**EXERCISE INPUTS**
=-=-=
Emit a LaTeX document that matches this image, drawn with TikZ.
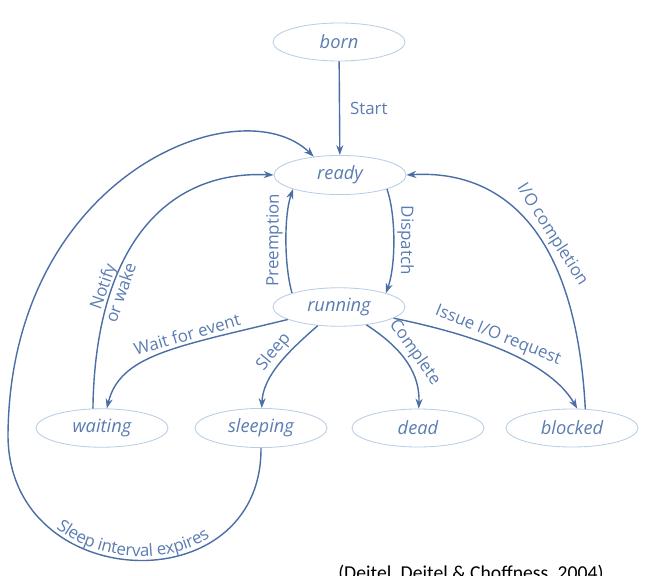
\documentclass[tikz,border=0pt]{standalone}
\usepackage{fontspec}
\setmainfont{Open Sans}
\newfontfamily\citefont{Carlito}
\usetikzlibrary{shapes,arrows.meta,decorations.text}
\definecolor{linkblue}{RGB}{74,110,165}
\definecolor{labelblue}{RGB}{90,124,178}
\definecolor{rimblue}{RGB}{185,205,228}

\begin{document}
\begin{tikzpicture}[x=0.025cm,y=0.025cm,>={Stealth[length=7pt,width=5pt]}]
\tikzstyle{state}=[ellipse,draw=rimblue,line width=0.6pt,minimum width=3.3cm,minimum height=0.95cm,text=labelblue,font=\fontsize{13}{15}\selectfont\itshape]
\tikzstyle{move}=[->,draw=linkblue,line width=1pt]
\tikzstyle{tag}=[text=labelblue,font=\fontsize{12}{13.5}\selectfont,inner sep=2pt]
\useasboundingbox (0,0) rectangle (647,575);
\node[state] (born) at (339,533) {born};
\node[state] (ready) at (340,400) {ready};
\node[state] (running) at (339,268) {running};
\node[state] (waiting) at (102,147) {waiting};
\node[state] (sleeping) at (261,147) {sleeping};
\node[state] (dead) at (418,147) {dead};
\node[state] (blocked) at (572,147) {blocked};
\coordinate (loop) at (8,140);

\draw[move] (born) -- node[tag,right=5pt] {Start} (ready);
\draw[move] (ready.south east) .. controls (396,360) and (396,310) .. node[tag,sloped,allow upside down,above] {Dispatch} (running.north east);
\draw[move] (running.north west) .. controls (284,310) and (284,360) .. node[tag,sloped,allow upside down,above] {Preemption} (ready.south west);
\draw[move] (running) .. controls (175,228) and (120,220) .. node[tag,sloped,pos=.35,above] {Wait for event} (waiting);
\draw[move] (running) .. controls (290,225) and (263,200) .. node[tag,sloped,pos=.45,above] {Sleep} (sleeping);
\draw[move] (running) .. controls (405,225) and (420,200) .. node[tag,sloped,pos=.45,above] {Complete} (dead);
\draw[move] (running) .. controls (500,235) and (555,205) .. node[tag,sloped,pos=.38,above] {Issue I/O request} (blocked.75);
\draw[move] (blocked.55) .. controls (575,360) and (490,405) .. node[tag,sloped,pos=.4,above] {I/O completion} (ready.east);
\draw[move] (waiting.115) .. controls (95,320) and (160,405) .. node[tag,sloped,pos=.3,align=center] {Notify\\or wake} (ready.west);
\draw[move] (sleeping.south) .. controls (262,-30) and (8,-20) .. (loop) .. controls (10,400) and (240,490) .. (ready.145);
% label along the bottom loop
\path[decorate,decoration={text along path,text align=center,raise=3pt,
  text={|\color{labelblue}\fontsize{12}{13.5}\selectfont|Sleep interval expires}}]
  (loop) .. controls (8,-20) and (262,-30) .. (sleeping.south);

\node[anchor=base west,inner sep=0pt,font=\citefont\fontsize{14}{16}\selectfont] (cite) at (338,-4) {(Deitel, Deitel \& Choffness, 2004)};
\end{tikzpicture}
\end{document}
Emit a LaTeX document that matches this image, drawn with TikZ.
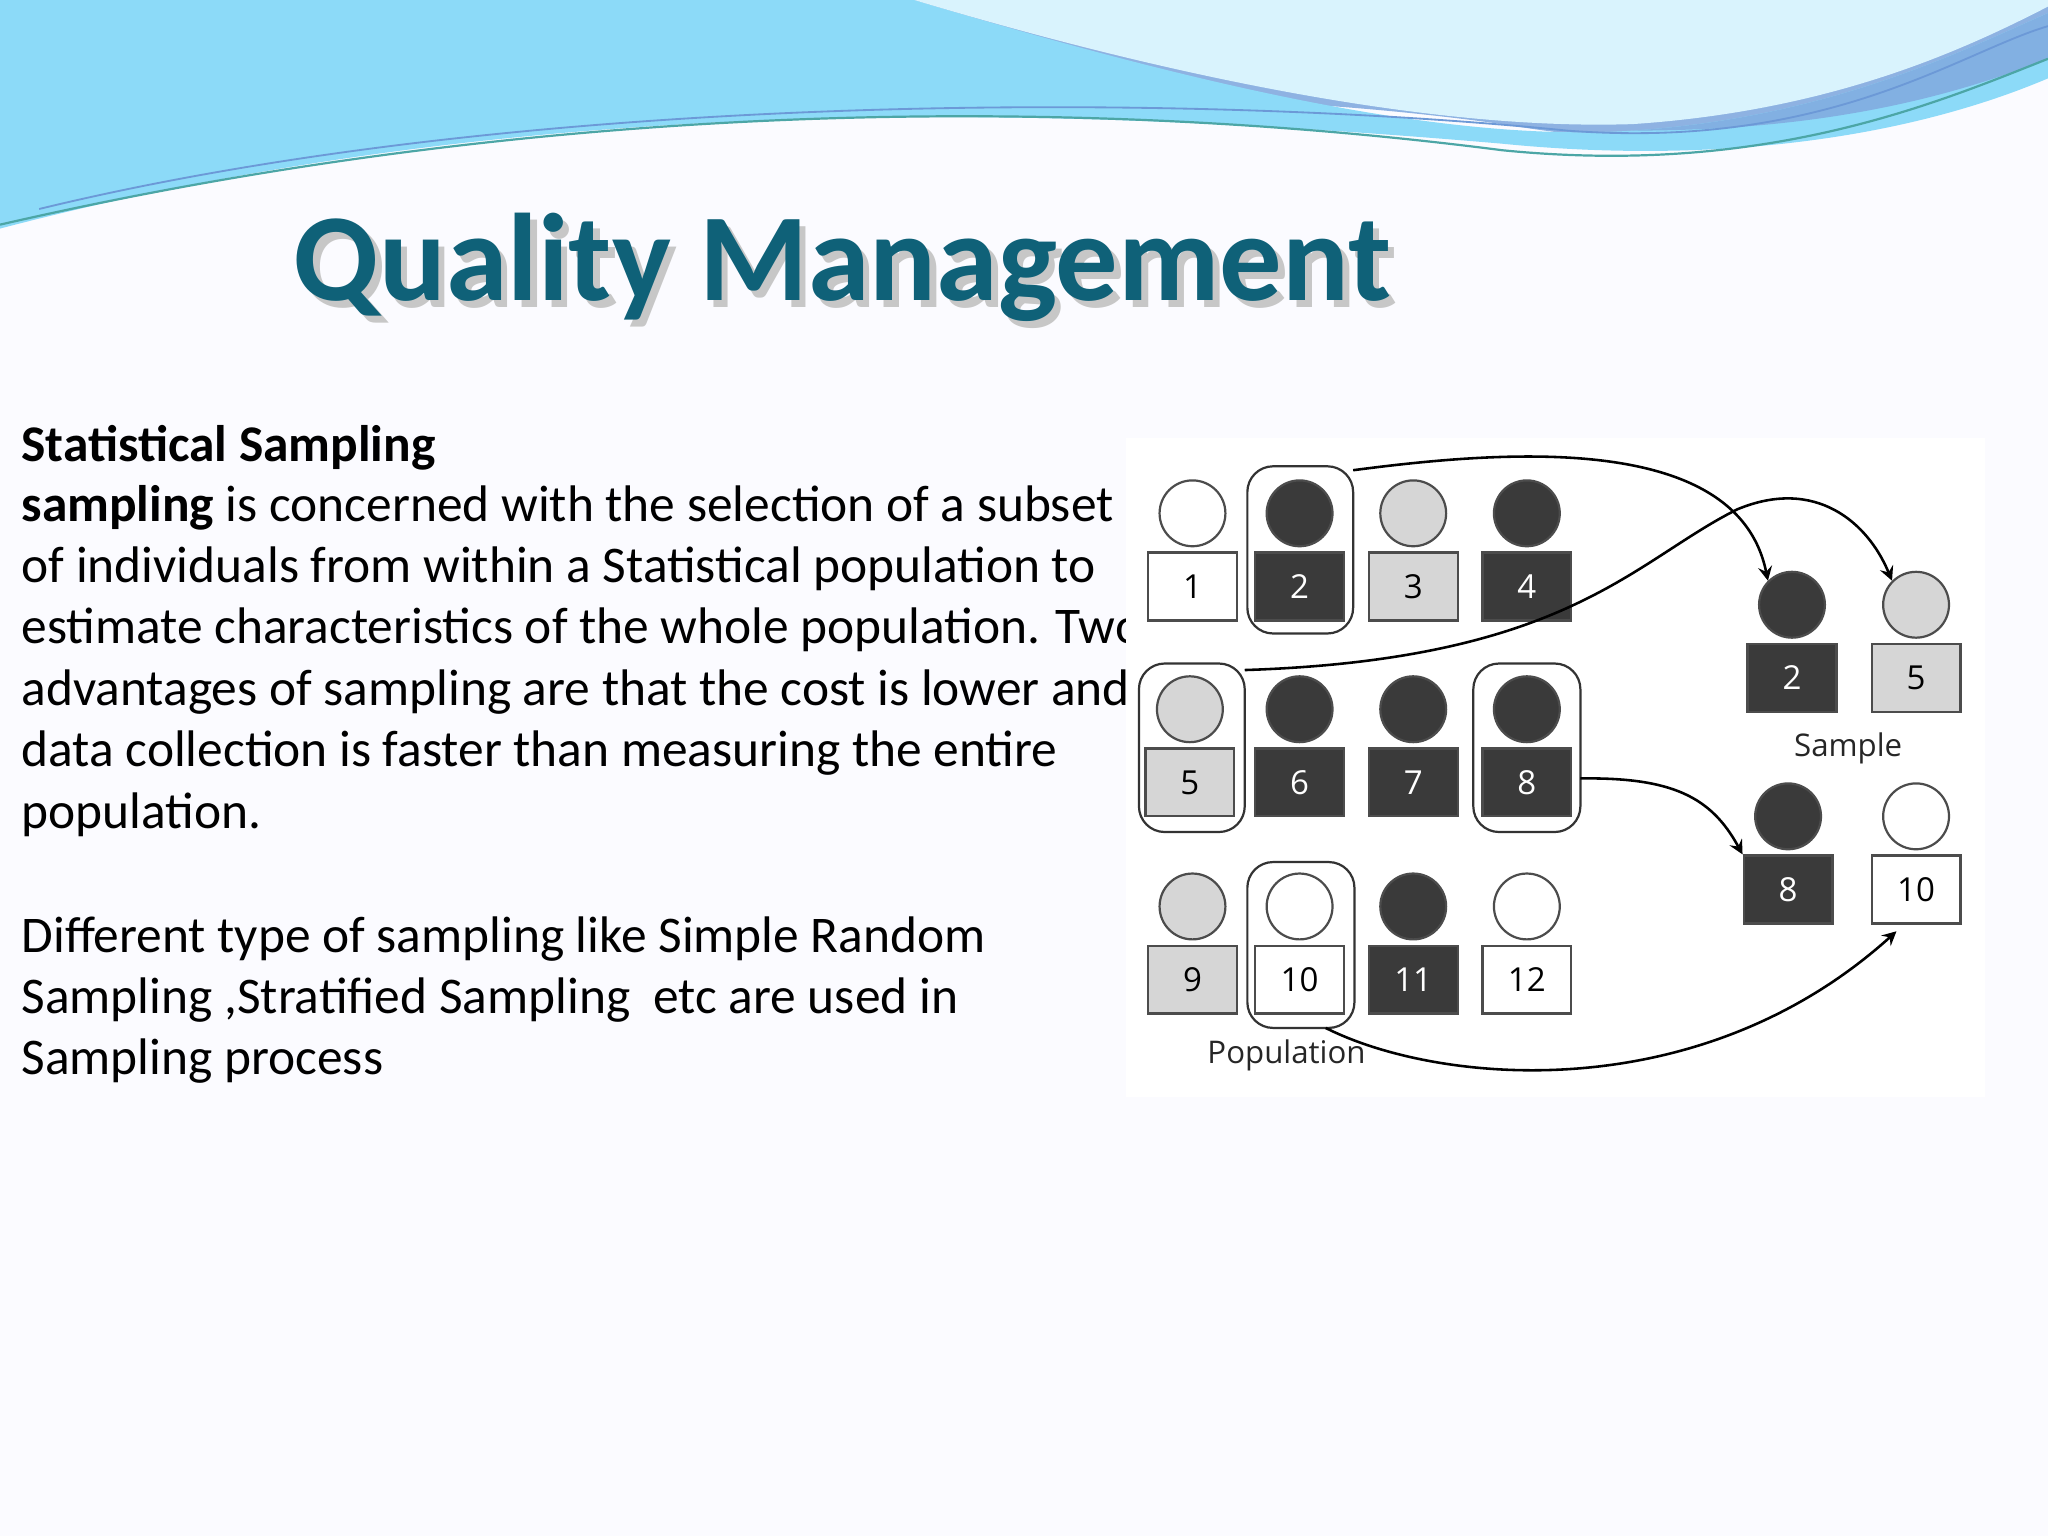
=-=-=
**TASK DIRECTIONS**
Write out the whole listing again, exactly, with no pictures.

**ANSWER BELOW**
Emit a LaTeX document that matches this image, drawn with TikZ.
\documentclass[tikz,border=0pt]{standalone}
\usepackage{fontspec}
\setmainfont{Open Sans}
\newfontfamily\citefont{Carlito}
\usetikzlibrary{shapes,arrows.meta,decorations.text}
\definecolor{linkblue}{RGB}{74,110,165}
\definecolor{labelblue}{RGB}{90,124,178}
\definecolor{rimblue}{RGB}{185,205,228}

\begin{document}
\begin{tikzpicture}[x=0.025cm,y=0.025cm,>={Stealth[length=7pt,width=5pt]}]
\tikzstyle{state}=[ellipse,draw=rimblue,line width=0.6pt,minimum width=3.3cm,minimum height=0.95cm,text=labelblue,font=\fontsize{13}{15}\selectfont\itshape]
\tikzstyle{move}=[->,draw=linkblue,line width=1pt]
\tikzstyle{tag}=[text=labelblue,font=\fontsize{12}{13.5}\selectfont,inner sep=2pt]
\useasboundingbox (0,0) rectangle (647,575);
\node[state] (born) at (339,533) {born};
\node[state] (ready) at (340,400) {ready};
\node[state] (running) at (339,268) {running};
\node[state] (waiting) at (102,147) {waiting};
\node[state] (sleeping) at (261,147) {sleeping};
\node[state] (dead) at (418,147) {dead};
\node[state] (blocked) at (572,147) {blocked};
\coordinate (loop) at (8,140);

\draw[move] (born) -- node[tag,right=5pt] {Start} (ready);
\draw[move] (ready.south east) .. controls (396,360) and (396,310) .. node[tag,sloped,allow upside down,above] {Dispatch} (running.north east);
\draw[move] (running.north west) .. controls (284,310) and (284,360) .. node[tag,sloped,allow upside down,above] {Preemption} (ready.south west);
\draw[move] (running) .. controls (175,228) and (120,220) .. node[tag,sloped,pos=.35,above] {Wait for event} (waiting);
\draw[move] (running) .. controls (290,225) and (263,200) .. node[tag,sloped,pos=.45,above] {Sleep} (sleeping);
\draw[move] (running) .. controls (405,225) and (420,200) .. node[tag,sloped,pos=.45,above] {Complete} (dead);
\draw[move] (running) .. controls (500,235) and (555,205) .. node[tag,sloped,pos=.38,above] {Issue I/O request} (blocked.75);
\draw[move] (blocked.55) .. controls (575,360) and (490,405) .. node[tag,sloped,pos=.4,above] {I/O completion} (ready.east);
\draw[move] (waiting.115) .. controls (95,320) and (160,405) .. node[tag,sloped,pos=.3,align=center] {Notify\\or wake} (ready.west);
\draw[move] (sleeping.south) .. controls (262,-30) and (8,-20) .. (loop) .. controls (10,400) and (240,490) .. (ready.145);
% label along the bottom loop
\path[decorate,decoration={text along path,text align=center,raise=3pt,
  text={|\color{labelblue}\fontsize{12}{13.5}\selectfont|Sleep interval expires}}]
  (loop) .. controls (8,-20) and (262,-30) .. (sleeping.south);

\node[anchor=base west,inner sep=0pt,font=\citefont\fontsize{14}{16}\selectfont] (cite) at (338,-4) {(Deitel, Deitel \& Choffness, 2004)};
\end{tikzpicture}
\end{document}
Emit a LaTeX document that matches this image, drawn with TikZ.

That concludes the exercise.